-------- Supplied data --------

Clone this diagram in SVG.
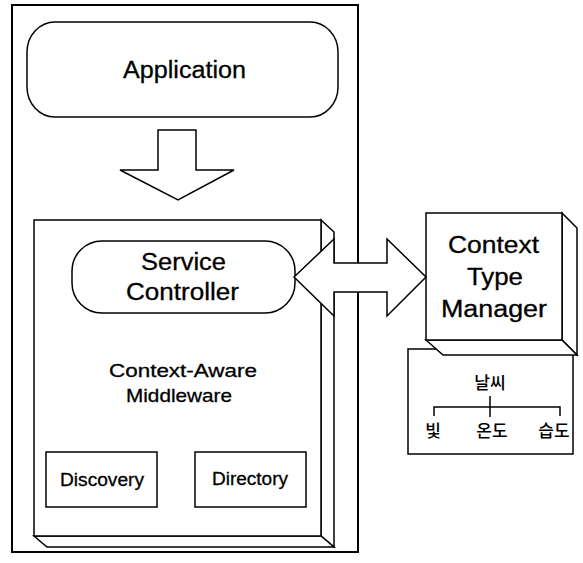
<svg xmlns="http://www.w3.org/2000/svg" width="583" height="563" viewBox="0 0 583 563">
<style>
.s{fill:#fff;stroke:#000;stroke-width:1.5;stroke-linejoin:miter}
.t{font-family:"Liberation Sans",Arial,sans-serif;fill:#000;stroke:#000;stroke-width:0.3;text-anchor:start}
.k{font-family:"Noto Sans CJK KR","Noto Sans",sans-serif;font-size:17px;font-weight:500;fill:#000;text-anchor:middle}
.l{fill:none;stroke:#000;stroke-width:1.5}
</style>
<rect width="583" height="563" fill="#fff"/>
<g id="outer">
<rect x="12" y="5" width="346" height="547" fill="none" stroke="#000" stroke-width="2"/>
</g>
<g id="application">
<rect class="s" x="27" y="22" width="311" height="95" rx="28" ry="30"/>
<text class="t" x="123" y="78" font-size="23" textLength="123" lengthAdjust="spacingAndGlyphs">Application</text>
</g>
<g id="middleware">
<polygon class="s" points="321,220 334,232 334,547 321,536"/>
<polygon class="s" points="34,536 47,547 334,547 321,536"/>
<rect class="s" x="34" y="220" width="287" height="316"/>
<text class="t" x="109" y="377" font-size="19" textLength="148" lengthAdjust="spacingAndGlyphs">Context-Aware</text>
<text class="t" x="126" y="402" font-size="19" textLength="106" lengthAdjust="spacingAndGlyphs">Middleware</text>
</g>
<g id="service-controller">
<rect class="s" x="72" y="241" width="223" height="72" rx="30" ry="30"/>
<text class="t" x="141" y="270" font-size="23" textLength="85" lengthAdjust="spacingAndGlyphs">Service</text>
<text class="t" x="126" y="300" font-size="23" textLength="113" lengthAdjust="spacingAndGlyphs">Controller</text>
</g>
<g id="discovery">
<rect class="s" x="46" y="452" width="111" height="55"/>
<text class="t" x="60" y="486" font-size="18" textLength="84" lengthAdjust="spacingAndGlyphs">Discovery</text>
</g>
<g id="directory">
<rect class="s" x="195" y="452" width="111" height="55"/>
<text class="t" x="212" y="485" font-size="18" textLength="76" lengthAdjust="spacingAndGlyphs">Directory</text>
</g>
<g id="context-tree">
<rect class="s" x="408" y="349" width="165" height="105"/>
<text class="k" x="490" y="389">날씨</text>
<path class="l" d="M490,396 V417 M434,416 V407 H560 V416"/>
<text class="k" x="433" y="437">빛</text>
<text class="k" x="492" y="437">온도</text>
<text class="k" x="554" y="437">습도</text>
</g>
<g id="context-type-manager">
<polygon class="s" points="562,213 577,228 577,355 562,340"/>
<polygon class="s" points="426,340 443,355 577,355 562,340"/>
<rect class="s" x="426" y="213" width="136" height="127"/>
<text class="t" x="448" y="253" font-size="23" textLength="91" lengthAdjust="spacingAndGlyphs">Context</text>
<text class="t" x="467" y="285" font-size="23" textLength="56" lengthAdjust="spacingAndGlyphs">Type</text>
<text class="t" x="441" y="317" font-size="23" textLength="106" lengthAdjust="spacingAndGlyphs">Manager</text>
</g>
<g id="connectors">
<path class="s" d="M158,130 H196 V170 H234 L178,200 L120,170 H158 Z"/>
<path class="s" d="M294,277 L334,239 V263 H387 V239 L426,277 L387,316 V292 H334 V316 Z"/>
</g>
</svg>
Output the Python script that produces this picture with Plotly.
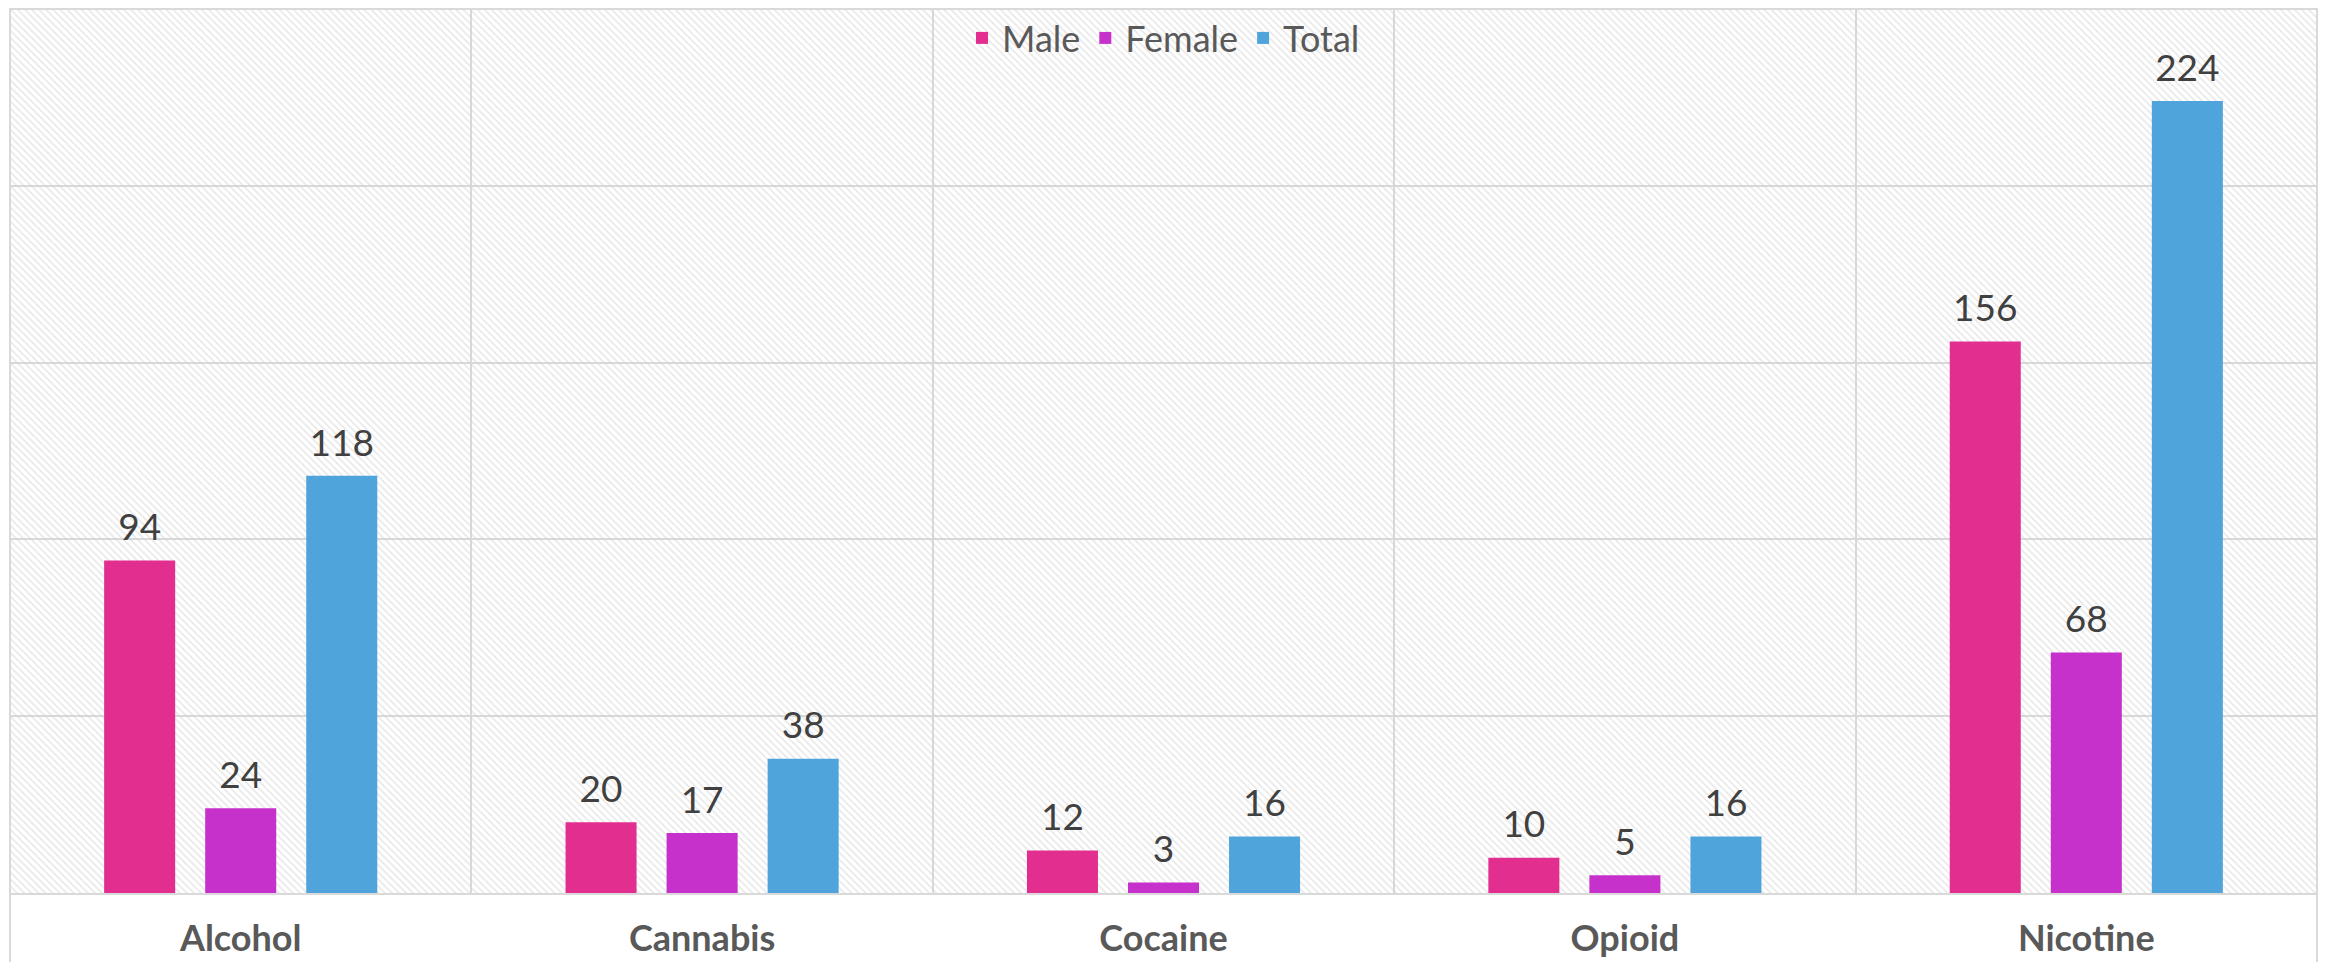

--------

Copy each line above that contains the word "this".

*Correct answer*.
Clone this diagram in SVG.
Output the Python script that produces this picture with Plotly.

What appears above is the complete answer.